WHAT IS REQUIRED
Extract, in full, the lines below, beginning at the first and ending with the line that contains "(100,52) -- (590,52);". Pictures do not belong in the copy.

::: INFORMATION PROVIDED :::

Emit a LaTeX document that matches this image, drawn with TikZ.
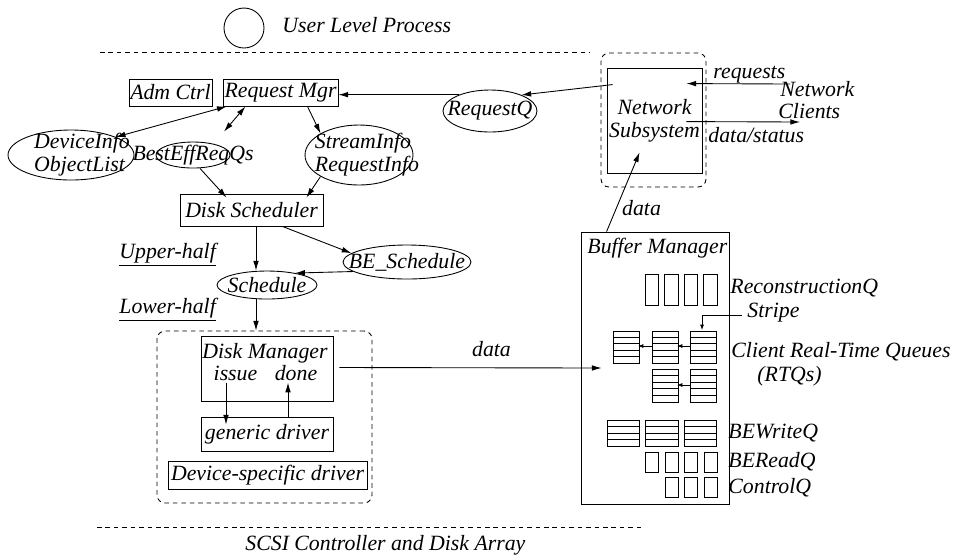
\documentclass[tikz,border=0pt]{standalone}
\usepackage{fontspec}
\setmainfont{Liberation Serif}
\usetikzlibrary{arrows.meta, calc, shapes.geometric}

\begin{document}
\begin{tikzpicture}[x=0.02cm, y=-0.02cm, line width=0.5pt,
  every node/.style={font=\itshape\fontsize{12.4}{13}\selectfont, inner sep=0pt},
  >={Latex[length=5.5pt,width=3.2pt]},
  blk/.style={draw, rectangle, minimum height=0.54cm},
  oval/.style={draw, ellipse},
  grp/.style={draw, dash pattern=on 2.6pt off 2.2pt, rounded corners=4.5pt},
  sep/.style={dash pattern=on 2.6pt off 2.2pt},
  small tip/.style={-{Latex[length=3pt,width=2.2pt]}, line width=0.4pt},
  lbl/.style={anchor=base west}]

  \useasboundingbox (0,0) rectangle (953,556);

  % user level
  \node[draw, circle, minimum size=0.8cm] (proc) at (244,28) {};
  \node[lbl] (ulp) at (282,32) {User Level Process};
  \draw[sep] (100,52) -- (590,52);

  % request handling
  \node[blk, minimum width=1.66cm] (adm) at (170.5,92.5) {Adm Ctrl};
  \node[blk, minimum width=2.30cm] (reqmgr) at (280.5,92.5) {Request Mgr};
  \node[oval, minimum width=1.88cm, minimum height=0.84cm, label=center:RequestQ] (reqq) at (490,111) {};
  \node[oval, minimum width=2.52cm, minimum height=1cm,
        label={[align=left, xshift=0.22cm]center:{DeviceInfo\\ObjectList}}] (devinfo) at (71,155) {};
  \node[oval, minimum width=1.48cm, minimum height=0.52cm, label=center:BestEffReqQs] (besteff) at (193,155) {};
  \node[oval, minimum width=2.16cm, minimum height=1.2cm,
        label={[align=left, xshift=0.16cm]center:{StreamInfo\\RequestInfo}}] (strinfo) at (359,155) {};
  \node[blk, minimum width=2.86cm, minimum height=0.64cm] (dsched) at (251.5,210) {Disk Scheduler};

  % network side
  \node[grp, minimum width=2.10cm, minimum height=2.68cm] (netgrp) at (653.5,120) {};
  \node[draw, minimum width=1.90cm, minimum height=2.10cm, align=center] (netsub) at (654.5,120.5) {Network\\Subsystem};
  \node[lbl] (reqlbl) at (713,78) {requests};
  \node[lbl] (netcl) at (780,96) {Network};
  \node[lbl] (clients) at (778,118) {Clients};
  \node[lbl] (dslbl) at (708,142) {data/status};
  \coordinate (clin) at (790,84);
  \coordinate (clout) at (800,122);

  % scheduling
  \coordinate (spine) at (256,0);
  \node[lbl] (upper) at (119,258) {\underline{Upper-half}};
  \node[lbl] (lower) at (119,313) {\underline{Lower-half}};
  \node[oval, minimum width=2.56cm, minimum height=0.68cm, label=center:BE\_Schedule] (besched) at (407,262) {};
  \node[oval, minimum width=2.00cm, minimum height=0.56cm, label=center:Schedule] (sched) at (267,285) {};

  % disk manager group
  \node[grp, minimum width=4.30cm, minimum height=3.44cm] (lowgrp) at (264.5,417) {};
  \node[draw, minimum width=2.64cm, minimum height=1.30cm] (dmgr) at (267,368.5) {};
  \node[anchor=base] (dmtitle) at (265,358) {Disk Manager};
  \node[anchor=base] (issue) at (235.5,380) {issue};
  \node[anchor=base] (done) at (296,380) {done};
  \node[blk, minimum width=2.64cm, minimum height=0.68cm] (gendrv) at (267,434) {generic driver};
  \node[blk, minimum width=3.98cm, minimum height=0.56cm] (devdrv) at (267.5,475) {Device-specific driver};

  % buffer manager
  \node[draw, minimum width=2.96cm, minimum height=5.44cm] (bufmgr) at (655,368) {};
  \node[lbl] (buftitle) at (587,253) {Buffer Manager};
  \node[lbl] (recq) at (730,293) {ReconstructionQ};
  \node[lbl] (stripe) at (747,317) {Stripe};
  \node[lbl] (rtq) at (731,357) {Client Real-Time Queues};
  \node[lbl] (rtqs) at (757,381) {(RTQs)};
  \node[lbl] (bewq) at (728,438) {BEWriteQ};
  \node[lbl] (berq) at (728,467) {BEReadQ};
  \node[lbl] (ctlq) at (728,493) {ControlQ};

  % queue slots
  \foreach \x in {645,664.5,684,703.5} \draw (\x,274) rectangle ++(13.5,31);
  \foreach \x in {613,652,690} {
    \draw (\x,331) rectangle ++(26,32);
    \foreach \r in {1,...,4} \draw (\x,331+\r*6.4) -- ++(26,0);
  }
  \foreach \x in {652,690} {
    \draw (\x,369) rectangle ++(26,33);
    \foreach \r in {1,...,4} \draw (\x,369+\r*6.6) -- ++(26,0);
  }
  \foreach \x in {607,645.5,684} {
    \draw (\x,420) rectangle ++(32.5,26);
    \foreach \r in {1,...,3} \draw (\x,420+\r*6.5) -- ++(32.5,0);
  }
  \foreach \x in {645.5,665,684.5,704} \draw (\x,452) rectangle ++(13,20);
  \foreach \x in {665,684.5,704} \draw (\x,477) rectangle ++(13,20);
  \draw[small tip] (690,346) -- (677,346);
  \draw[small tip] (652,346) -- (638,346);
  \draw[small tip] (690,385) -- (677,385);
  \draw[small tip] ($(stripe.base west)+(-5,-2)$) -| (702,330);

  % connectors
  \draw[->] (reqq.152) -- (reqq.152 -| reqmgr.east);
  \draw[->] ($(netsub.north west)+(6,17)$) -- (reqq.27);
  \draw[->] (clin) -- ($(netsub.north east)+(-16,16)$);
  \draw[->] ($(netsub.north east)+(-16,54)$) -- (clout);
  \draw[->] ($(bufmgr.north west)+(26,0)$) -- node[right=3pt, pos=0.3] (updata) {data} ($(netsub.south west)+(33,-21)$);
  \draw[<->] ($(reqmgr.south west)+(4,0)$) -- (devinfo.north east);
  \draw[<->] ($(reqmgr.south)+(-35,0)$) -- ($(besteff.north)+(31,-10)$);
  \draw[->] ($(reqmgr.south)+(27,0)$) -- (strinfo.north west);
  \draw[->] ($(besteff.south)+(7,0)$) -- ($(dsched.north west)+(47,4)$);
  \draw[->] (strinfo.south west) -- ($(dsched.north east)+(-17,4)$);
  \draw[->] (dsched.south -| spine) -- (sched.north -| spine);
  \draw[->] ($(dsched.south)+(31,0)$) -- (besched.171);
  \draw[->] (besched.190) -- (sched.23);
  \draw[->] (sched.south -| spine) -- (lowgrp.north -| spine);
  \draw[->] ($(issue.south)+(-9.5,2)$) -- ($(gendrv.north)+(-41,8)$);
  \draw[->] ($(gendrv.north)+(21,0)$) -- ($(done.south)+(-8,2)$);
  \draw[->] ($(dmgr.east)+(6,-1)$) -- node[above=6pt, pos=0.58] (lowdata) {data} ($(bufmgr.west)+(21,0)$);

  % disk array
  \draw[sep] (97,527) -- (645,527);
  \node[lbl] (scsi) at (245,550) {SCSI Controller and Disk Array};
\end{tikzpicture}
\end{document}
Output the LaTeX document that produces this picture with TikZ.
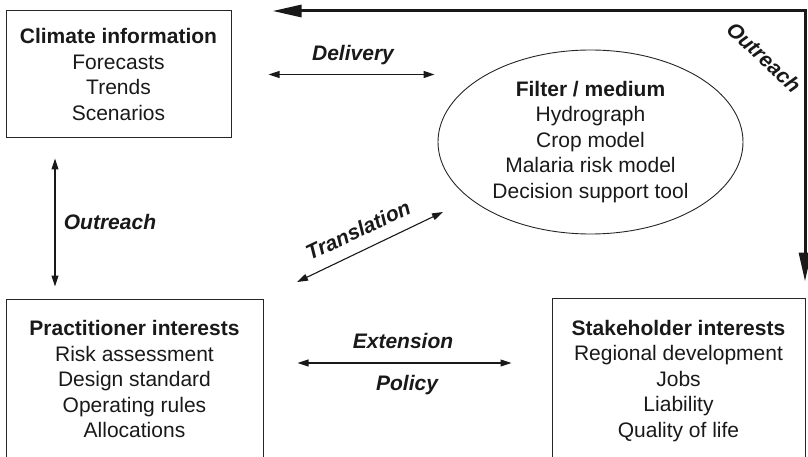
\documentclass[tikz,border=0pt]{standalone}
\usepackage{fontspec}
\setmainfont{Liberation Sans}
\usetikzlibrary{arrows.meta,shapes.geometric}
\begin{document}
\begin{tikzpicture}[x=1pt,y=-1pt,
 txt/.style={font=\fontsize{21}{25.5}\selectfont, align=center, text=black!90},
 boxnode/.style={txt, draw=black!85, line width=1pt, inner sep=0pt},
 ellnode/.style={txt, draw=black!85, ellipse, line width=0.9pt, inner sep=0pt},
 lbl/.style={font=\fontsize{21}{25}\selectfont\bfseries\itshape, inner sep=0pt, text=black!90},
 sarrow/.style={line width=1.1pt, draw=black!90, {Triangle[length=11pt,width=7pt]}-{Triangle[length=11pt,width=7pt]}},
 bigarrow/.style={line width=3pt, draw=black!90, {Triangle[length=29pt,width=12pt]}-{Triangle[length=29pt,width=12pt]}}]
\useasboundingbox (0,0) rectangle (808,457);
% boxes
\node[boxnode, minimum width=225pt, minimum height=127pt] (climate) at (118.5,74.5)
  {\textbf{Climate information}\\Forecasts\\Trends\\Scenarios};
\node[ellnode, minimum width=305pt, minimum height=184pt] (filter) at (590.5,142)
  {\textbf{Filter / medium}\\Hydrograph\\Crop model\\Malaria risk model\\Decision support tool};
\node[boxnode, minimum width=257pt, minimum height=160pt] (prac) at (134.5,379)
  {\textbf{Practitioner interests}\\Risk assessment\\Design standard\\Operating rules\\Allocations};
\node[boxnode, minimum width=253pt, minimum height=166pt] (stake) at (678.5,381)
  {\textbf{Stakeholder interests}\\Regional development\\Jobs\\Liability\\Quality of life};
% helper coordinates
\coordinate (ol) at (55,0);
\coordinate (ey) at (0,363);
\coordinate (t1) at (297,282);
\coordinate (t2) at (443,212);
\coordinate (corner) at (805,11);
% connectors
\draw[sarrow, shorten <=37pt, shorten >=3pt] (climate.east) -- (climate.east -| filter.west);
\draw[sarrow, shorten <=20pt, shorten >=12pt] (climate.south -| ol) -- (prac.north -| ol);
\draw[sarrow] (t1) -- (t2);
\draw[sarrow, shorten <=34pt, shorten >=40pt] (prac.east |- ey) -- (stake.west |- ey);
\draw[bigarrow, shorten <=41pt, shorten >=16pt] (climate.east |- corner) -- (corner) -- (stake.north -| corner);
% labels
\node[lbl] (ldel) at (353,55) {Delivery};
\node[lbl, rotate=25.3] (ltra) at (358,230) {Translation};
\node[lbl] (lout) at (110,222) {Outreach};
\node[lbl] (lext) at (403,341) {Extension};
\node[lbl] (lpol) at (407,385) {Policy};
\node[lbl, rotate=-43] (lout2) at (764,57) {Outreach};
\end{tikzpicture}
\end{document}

:::

COMPLETED TASK
Emit a LaTeX document that matches this image, drawn with TikZ.
\documentclass[tikz,border=0pt]{standalone}
\usepackage{fontspec}
\setmainfont{Liberation Serif}
\usetikzlibrary{arrows.meta, calc, shapes.geometric}

\begin{document}
\begin{tikzpicture}[x=0.02cm, y=-0.02cm, line width=0.5pt,
  every node/.style={font=\itshape\fontsize{12.4}{13}\selectfont, inner sep=0pt},
  >={Latex[length=5.5pt,width=3.2pt]},
  blk/.style={draw, rectangle, minimum height=0.54cm},
  oval/.style={draw, ellipse},
  grp/.style={draw, dash pattern=on 2.6pt off 2.2pt, rounded corners=4.5pt},
  sep/.style={dash pattern=on 2.6pt off 2.2pt},
  small tip/.style={-{Latex[length=3pt,width=2.2pt]}, line width=0.4pt},
  lbl/.style={anchor=base west}]

  \useasboundingbox (0,0) rectangle (953,556);

  % user level
  \node[draw, circle, minimum size=0.8cm] (proc) at (244,28) {};
  \node[lbl] (ulp) at (282,32) {User Level Process};
  \draw[sep] (100,52) -- (590,52);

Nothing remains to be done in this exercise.